Big data will make it possible to find correlations in all sorts of areas and use them for forecasting and policy analysis. This is inevitable but not wholly a good thing. There are new dangers that lurk for the unwary.
There is a serious risk of mistaking correlations for causality when making business decisions or conducting policy analysis. The huge amounts of data available on consumer trends, lifestyles, and online habits are valuable to firms and provide information that can be used to target specific groups through advertising and sales pitches. In relation to policy, there is a vast trove of behavior data available that can inform policymakers how people will react to tax changes or other changes.
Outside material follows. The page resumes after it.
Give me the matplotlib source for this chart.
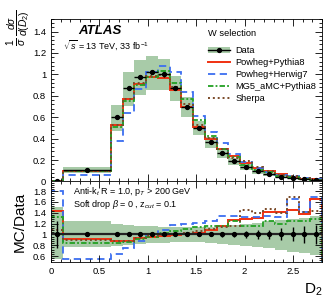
import matplotlib
matplotlib.use('Agg')
import matplotlib.pyplot as plt
import numpy as np
from matplotlib.patches import Patch
from matplotlib.lines import Line2D
from matplotlib.ticker import MultipleLocator, FuncFormatter

plt.rcParams['font.family'] = ['Liberation Sans', 'DejaVu Sans']
plt.rcParams['mathtext.fontset'] = 'custom'
plt.rcParams['mathtext.rm'] = 'Liberation Sans'
plt.rcParams['mathtext.it'] = 'Liberation Sans:italic'
plt.rcParams['mathtext.bf'] = 'Liberation Sans:bold'

# bin edges of D2
edges = [0, 0.12, 0.62, 0.741, 0.862, 0.984, 1.105, 1.226, 1.347, 1.468, 1.589,
         1.711, 1.832, 1.953, 2.074, 2.195, 2.316, 2.437, 2.558, 2.679, 2.8]

# unfolded data, 1/sigma dsigma/dD2
data = [0.005, 0.11, 0.60, 0.87, 0.977, 1.02, 1.00, 0.87, 0.70, 0.50, 0.367,
        0.265, 0.188, 0.135, 0.095, 0.068, 0.046, 0.031, 0.020, 0.012]
# relative stat. error (error bars)
stat_rel = [0.25, 0.03, 0.02, 0.02, 0.02, 0.02, 0.02, 0.02, 0.02, 0.03, 0.03,
            0.04, 0.05, 0.06, 0.08, 0.09, 0.11, 0.13, 0.15, 0.18]
# relative total uncertainty band
band_up = [0.50, 0.24, 0.19, 0.17, 0.16, 0.15, 0.14, 0.13, 0.13, 0.13, 0.14,
           0.15, 0.17, 0.19, 0.21, 0.24, 0.26, 0.28, 0.31, 0.34]
band_dn = [0.45, 0.24, 0.21, 0.19, 0.17, 0.16, 0.15, 0.14, 0.14, 0.14, 0.15,
           0.17, 0.19, 0.21, 0.23, 0.26, 0.29, 0.32, 0.35, 0.38]

# MC / data
r_pp8 = [1.43, 0.91, 0.88, 0.88, 0.93, 0.96, 0.97, 0.98, 1.00, 1.02, 1.08,
         1.15, 1.26, 1.28, 1.30, 1.42, 1.42, 1.45, 1.37, 1.66]
r_ph7 = [1.80, 0.54, 0.63, 0.74, 0.88, 1.00, 1.08, 1.18, 1.20, 1.22, 1.25,
         1.34, 1.34, 1.32, 1.33, 1.34, 1.33, 1.66, 1.42, 1.70]
r_mg5 = [1.33, 0.85, 0.85, 0.86, 0.92, 0.96, 1.03, 1.06, 1.10, 1.14, 1.16,
         1.15, 1.24, 1.16, 1.16, 1.24, 1.20, 1.24, 1.25, 1.28]
r_she = [1.08, 0.89, 0.88, 0.88, 0.94, 0.97, 0.99, 1.01, 1.03, 1.06, 1.10,
         1.14, 1.15, 1.45, 1.40, 1.47, 1.40, 1.70, 1.42, 1.43]

labels = ['Powheg+Pythia8', 'Powheg+Herwig7', 'MG5_aMC+Pythia8', 'Sherpa']
colors = ['#f03010', '#3c6ef0', '#22a022', '#7a4a28']
styles = ['-', (0, (4, 2.5)), (0, (3, 1.2, 1, 1.2)), (0, (1, 1.5))]
widths = [1.4, 1.3, 1.3, 1.4]
band_col = '#a8cba8'

e = np.array(edges)
d = np.array(data)
cen = 0.5 * (e[1:] + e[:-1])
hw = 0.5 * (e[1:] - e[:-1])
ratios = [np.array(r) for r in (r_pp8, r_ph7, r_mg5, r_she)]

fig = plt.figure(figsize=(3.33, 2.97), dpi=100)
ax = fig.add_axes([0.153, 0.389, 0.814, 0.548])
axr = fig.add_axes([0.153, 0.118, 0.814, 0.271], sharex=ax)

# main panel
ax.stairs(d * (1 + np.array(band_up)), e, baseline=d * (1 - np.array(band_dn)),
          fill=True, color=band_col, lw=0)
for r, c, ls, lw in zip(ratios, colors, styles, widths):
    ax.stairs(d * r, e, color=c, ls=ls, lw=lw)
ax.errorbar(cen, d, xerr=hw, yerr=d * np.array(stat_rel), fmt='o', color='k',
            ms=2.8, lw=1.0, capsize=0)

# ratio panel
axr.stairs(1 + np.array(band_up), e, baseline=1 - np.array(band_dn),
           fill=True, color=band_col, lw=0)
axr.axhline(1, color='#222222', lw=1.6)
for r, c, ls, lw in zip(ratios, colors, styles, widths):
    axr.stairs(r, e, color=c, ls=ls, lw=lw)
axr.errorbar(cen, np.ones_like(cen), yerr=np.array(stat_rel), fmt='o',
             color='k', ms=2.8, lw=1.0, capsize=0)

fmt = FuncFormatter(lambda v, p: '%g' % round(v, 3))
for a in (ax, axr):
    a.set_xlim(0, 2.8)
    a.xaxis.set_major_locator(MultipleLocator(0.5))
    a.xaxis.set_minor_locator(MultipleLocator(0.1))
    a.yaxis.set_minor_locator(MultipleLocator(0.04))
    a.yaxis.set_major_formatter(fmt)
    a.xaxis.set_major_formatter(fmt)
    a.tick_params(which='both', direction='in', top=True, right=True,
                  labelsize=6.8, width=0.6)
    a.tick_params(which='major', length=5)
    a.tick_params(which='minor', length=2.5)
    for s in a.spines.values():
        s.set_linewidth(0.6)

ax.set_ylim(0, 1.52)
ax.yaxis.set_major_locator(MultipleLocator(0.2))
ax.tick_params(labelbottom=False)
axr.set_ylim(0.49, 1.98)
axr.yaxis.set_major_locator(MultipleLocator(0.2))

fig.text(0.055, 0.905, r'$\frac{1}{\sigma}\,\frac{d\sigma}{d(D_2)}$',
         fontsize=10.5, rotation=90, ha='center', va='center')
fig.text(0.06, 0.254, 'MC/Data', fontsize=11, rotation=90, ha='center',
         va='center')
axr.set_xlabel(r'D$_2$', fontsize=11, loc='right')

ax.text(0.10, 0.925, 'ATLAS', transform=ax.transAxes, fontsize=9.5,
        fontweight='bold', fontstyle='italic', va='center')
ax.text(0.045, 0.838, r'$\sqrt{s}$ = 13 TeV, 33 fb$^{-1}$',
        transform=ax.transAxes, fontsize=6.5, va='center')
ax.text(0.579, 0.912, 'W selection', transform=ax.transAxes, fontsize=6.7,
        va='center')

handles = [(Patch(facecolor=band_col, lw=0),
            Line2D([], [], color='k', marker='o', ms=2.8, lw=1.0))]
for c, ls, lw in zip(colors, styles, widths):
    handles.append(Line2D([], [], color=c, ls=ls, lw=lw))
ax.legend(handles, ['Data'] + labels, loc='upper left',
          bbox_to_anchor=(0.565, 0.855), frameon=False, fontsize=6.7,
          handlelength=2.4, handletextpad=0.6, labelspacing=0.33,
          borderaxespad=0)

axr.text(0.08, 0.87, r'Anti-k$_t$ R = 1.0, p$_T$ > 200 GeV',
         transform=axr.transAxes, fontsize=6.5, va='center')
axr.text(0.08, 0.71, r'Soft drop $\beta$ = 0 , z$_{cut}$ = 0.1',
         transform=axr.transAxes, fontsize=6.5, va='center')

fig.savefig('out.png', dpi=100)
The irresistible lure may be that the huge amounts of data provide seemingly precise estimates. Large data sets typically imply less uncertain measurement and when the whole population is measured, there is no remaining sampling uncertainty. More and more firms have access to big data or sell access to big data. But the apparent precision of such analysis may be a castle built on sand and may not withstand a change in conditions.
Those conducting empirical work needs to be mindful to not interpret correlations as showing causality. The experience with Google that used search frequencies to predict the onset of flu is an illustration of how fragile correlations can be. When conditions change, consumer behavior can change. The danger of over-interpreting correlations is aggravated by that correlations can be stable for a long time and change only suddenly to due some unforeseeable trigger. For example, banks that provided loans in the US prior to the financial crisis used vast amounts of past foreclosure data to predict future risk. But the many sub-prime foreclosures, while very small compared to the total market, created a domino effect that cascaded into the rest of the market, blowing historical correlations into the trashcan. The same may happen to consumer surveys and other analysis based on big data.
The consequences of presuming causality when none exists is thus not one of an academic faux pas; it can have serious economic consequences on society and lead to bad business decisions. One example of where this danger lurks is in the rising area of “now-casting,” using vast hoards of online data (such as people’s search habits) as input for macroeconomic forecasts. For example, do more online searches for unemployment benefits imply unemployment may be on the rise? Such a correlation may quite possibly seem strong, but just as with the Google flu, people’s behavior may alter over time and the correlation become weaker. The point is not to deny the value of drawing inferences from online searches but to highlight the importance of combining it with other types of corroborating data and models.
 See Lazer, David, Ryan Kennedy, Gary King and Alessandro Vespignani (2014). “The Parable of Google Flu: Traps in Big Data Analysis.” Science 343(6176). 1203–1205.